-- start of Dataset section --

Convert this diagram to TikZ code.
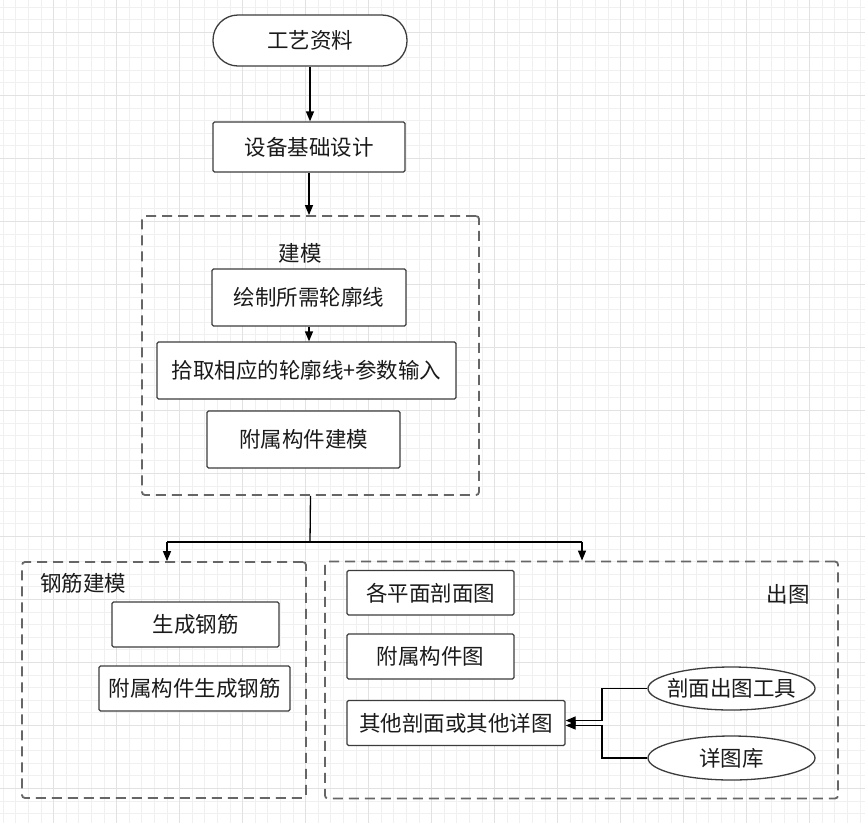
\documentclass[tikz,border=0pt]{standalone}
\usepackage{fontspec}
\setmainfont{Noto Sans CJK SC}
\usetikzlibrary{arrows.meta,shapes.geometric}
\definecolor{gridmaj}{HTML}{E2E2E2}
\definecolor{gridmin}{HTML}{F0F0F0}
\definecolor{boxline}{HTML}{3C3C3C}
\definecolor{dashline}{HTML}{666666}
\definecolor{txt}{HTML}{1A1A1A}
\tikzset{
  every node/.style={font=\fontsize{21.5}{25}\selectfont, text=txt},
  procbox/.style={draw=boxline, line width=1.3pt, rounded corners=1.5pt, fill=white, inner sep=0pt, align=center},
  groupbox/.style={draw=dashline, line width=1.8pt, dash pattern=on 10pt off 6pt, rounded corners=3pt, inner sep=0pt},
  termbox/.style={draw=boxline, line width=1.3pt, fill=white, inner sep=0pt, rounded corners=25pt},
  ovalbox/.style={ellipse, draw=boxline, line width=1.3pt, fill=white, inner sep=0pt},
  flow/.style={draw=black, line width=1.3pt, -{Triangle[length=10pt,width=8pt]}},
  plainline/.style={draw=black, line width=1.3pt}
}
\begin{document}
\begin{tikzpicture}[x=1pt,y=-1pt]
\useasboundingbox (0,0) rectangle (865,823);
\fill[white] (0,0) rectangle (865,823);
% grid
\foreach \i in {0,...,70}{
  \draw[gridmin, line width=1pt] ({-9.3+12.6*\i},0) -- ({-9.3+12.6*\i},823);
}
\foreach \j in {0,...,66}{
  \draw[gridmin, line width=1pt] (0,{-5.4+12.6*\j}) -- (865,{-5.4+12.6*\j});
}
\foreach \i in {0,...,14}{
  \draw[gridmaj, line width=1.2pt] ({-9.3+63*\i},0) -- ({-9.3+63*\i},823);
}
\foreach \j in {0,...,13}{
  \draw[gridmaj, line width=1.2pt] (0,{32.4+63*\j}) -- (865,{32.4+63*\j});
}

% top flow
\node[termbox, minimum width=194pt, minimum height=51pt] (start) at (310,40.5) {工艺资料};
\node[procbox, minimum width=192pt, minimum height=50pt] (design) at (309,147) {设备基础设计};

% modelling group
\node[groupbox, minimum width=337pt, minimum height=279pt] (model) at (310.5,355.5) {};
\node (modellabel) at (300,253) {建模};
\node[procbox, minimum width=194pt, minimum height=57pt] (outline) at (309,297.5) {绘制所需轮廓线};
\node[procbox, minimum width=299pt, minimum height=57pt] (pick) at (306.5,370.5) {拾取相应的轮廓线+参数输入};
\node[procbox, minimum width=193pt, minimum height=57pt] (attach) at (303.5,439.5) {附属构件建模};

% rebar group
\node[groupbox, minimum width=284pt, minimum height=236pt] (rebar) at (164,680) {};
\node (rebarlabel) at (83,583) {钢筋建模};
\node[procbox, minimum width=167pt, minimum height=45pt] (genrebar) at (195.5,624.5) {生成钢筋};
\node[procbox, minimum width=191pt, minimum height=45pt] (attrebar) at (194.5,688.5) {附属构件生成钢筋};

% drawing output group
\node[groupbox, minimum width=513pt, minimum height=237pt] (output) at (581.5,680) {};
\node (outputlabel) at (788,594) {出图};
\node[procbox, minimum width=167pt, minimum height=44.5pt] (plan) at (430.5,592.8) {各平面剖面图};
\node[procbox, minimum width=167pt, minimum height=45pt] (attfig) at (430.5,656.5) {附属构件图};
\node[procbox, minimum width=218pt, minimum height=45pt] (other) at (456,723) {其他剖面或其他详图};
\node[ovalbox, minimum width=167pt, minimum height=43pt] (tool) at (731.5,688.5) {\makebox[0pt]{剖面出图工具}};
\node[ovalbox, minimum width=167pt, minimum height=44pt] (lib) at (731.5,758) {\makebox[0pt]{详图库}};

% connectors
\draw[flow] (start.south) -- (start.south |- design.north);
\draw[flow] (design.south) -- (design.south |- model.north);
\draw[flow] (outline.south) -- (outline.south |- pick.north);

\coordinate (split) at (310,542);
\coordinate (leftdrop) at (167,542);
\coordinate (rightdrop) at (582,542);
\draw[plainline] (model.south) -- (split);
\draw[plainline] (leftdrop) -- (rightdrop);
\draw[flow] (leftdrop) -- (leftdrop |- rebar.north);
\draw[flow] (rightdrop) -- (rightdrop |- output.north);

\coordinate (jtool) at (602,720.5);
\coordinate (jlib) at (602,725.5);
\draw[flow] (tool.west) -| (jtool) -- (jtool -| other.east);
\draw[flow] (lib.west) -| (jlib) -- (jlib -| other.east);
\end{tikzpicture}
\end{document}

-- end of Dataset section --

Short problem →
Give the data above again in full and unchanged, skipping the pictures.

Task output →
Convert this diagram to TikZ code.
\documentclass[tikz,border=0pt]{standalone}
\usepackage{fontspec}
\setmainfont{Noto Sans CJK SC}
\usetikzlibrary{arrows.meta,shapes.geometric}
\definecolor{gridmaj}{HTML}{E2E2E2}
\definecolor{gridmin}{HTML}{F0F0F0}
\definecolor{boxline}{HTML}{3C3C3C}
\definecolor{dashline}{HTML}{666666}
\definecolor{txt}{HTML}{1A1A1A}
\tikzset{
  every node/.style={font=\fontsize{21.5}{25}\selectfont, text=txt},
  procbox/.style={draw=boxline, line width=1.3pt, rounded corners=1.5pt, fill=white, inner sep=0pt, align=center},
  groupbox/.style={draw=dashline, line width=1.8pt, dash pattern=on 10pt off 6pt, rounded corners=3pt, inner sep=0pt},
  termbox/.style={draw=boxline, line width=1.3pt, fill=white, inner sep=0pt, rounded corners=25pt},
  ovalbox/.style={ellipse, draw=boxline, line width=1.3pt, fill=white, inner sep=0pt},
  flow/.style={draw=black, line width=1.3pt, -{Triangle[length=10pt,width=8pt]}},
  plainline/.style={draw=black, line width=1.3pt}
}
\begin{document}
\begin{tikzpicture}[x=1pt,y=-1pt]
\useasboundingbox (0,0) rectangle (865,823);
\fill[white] (0,0) rectangle (865,823);
% grid
\foreach \i in {0,...,70}{
  \draw[gridmin, line width=1pt] ({-9.3+12.6*\i},0) -- ({-9.3+12.6*\i},823);
}
\foreach \j in {0,...,66}{
  \draw[gridmin, line width=1pt] (0,{-5.4+12.6*\j}) -- (865,{-5.4+12.6*\j});
}
\foreach \i in {0,...,14}{
  \draw[gridmaj, line width=1.2pt] ({-9.3+63*\i},0) -- ({-9.3+63*\i},823);
}
\foreach \j in {0,...,13}{
  \draw[gridmaj, line width=1.2pt] (0,{32.4+63*\j}) -- (865,{32.4+63*\j});
}

% top flow
\node[termbox, minimum width=194pt, minimum height=51pt] (start) at (310,40.5) {工艺资料};
\node[procbox, minimum width=192pt, minimum height=50pt] (design) at (309,147) {设备基础设计};

% modelling group
\node[groupbox, minimum width=337pt, minimum height=279pt] (model) at (310.5,355.5) {};
\node (modellabel) at (300,253) {建模};
\node[procbox, minimum width=194pt, minimum height=57pt] (outline) at (309,297.5) {绘制所需轮廓线};
\node[procbox, minimum width=299pt, minimum height=57pt] (pick) at (306.5,370.5) {拾取相应的轮廓线+参数输入};
\node[procbox, minimum width=193pt, minimum height=57pt] (attach) at (303.5,439.5) {附属构件建模};

% rebar group
\node[groupbox, minimum width=284pt, minimum height=236pt] (rebar) at (164,680) {};
\node (rebarlabel) at (83,583) {钢筋建模};
\node[procbox, minimum width=167pt, minimum height=45pt] (genrebar) at (195.5,624.5) {生成钢筋};
\node[procbox, minimum width=191pt, minimum height=45pt] (attrebar) at (194.5,688.5) {附属构件生成钢筋};

% drawing output group
\node[groupbox, minimum width=513pt, minimum height=237pt] (output) at (581.5,680) {};
\node (outputlabel) at (788,594) {出图};
\node[procbox, minimum width=167pt, minimum height=44.5pt] (plan) at (430.5,592.8) {各平面剖面图};
\node[procbox, minimum width=167pt, minimum height=45pt] (attfig) at (430.5,656.5) {附属构件图};
\node[procbox, minimum width=218pt, minimum height=45pt] (other) at (456,723) {其他剖面或其他详图};
\node[ovalbox, minimum width=167pt, minimum height=43pt] (tool) at (731.5,688.5) {\makebox[0pt]{剖面出图工具}};
\node[ovalbox, minimum width=167pt, minimum height=44pt] (lib) at (731.5,758) {\makebox[0pt]{详图库}};

% connectors
\draw[flow] (start.south) -- (start.south |- design.north);
\draw[flow] (design.south) -- (design.south |- model.north);
\draw[flow] (outline.south) -- (outline.south |- pick.north);

\coordinate (split) at (310,542);
\coordinate (leftdrop) at (167,542);
\coordinate (rightdrop) at (582,542);
\draw[plainline] (model.south) -- (split);
\draw[plainline] (leftdrop) -- (rightdrop);
\draw[flow] (leftdrop) -- (leftdrop |- rebar.north);
\draw[flow] (rightdrop) -- (rightdrop |- output.north);

\coordinate (jtool) at (602,720.5);
\coordinate (jlib) at (602,725.5);
\draw[flow] (tool.west) -| (jtool) -- (jtool -| other.east);
\draw[flow] (lib.west) -| (jlib) -- (jlib -| other.east);
\end{tikzpicture}
\end{document}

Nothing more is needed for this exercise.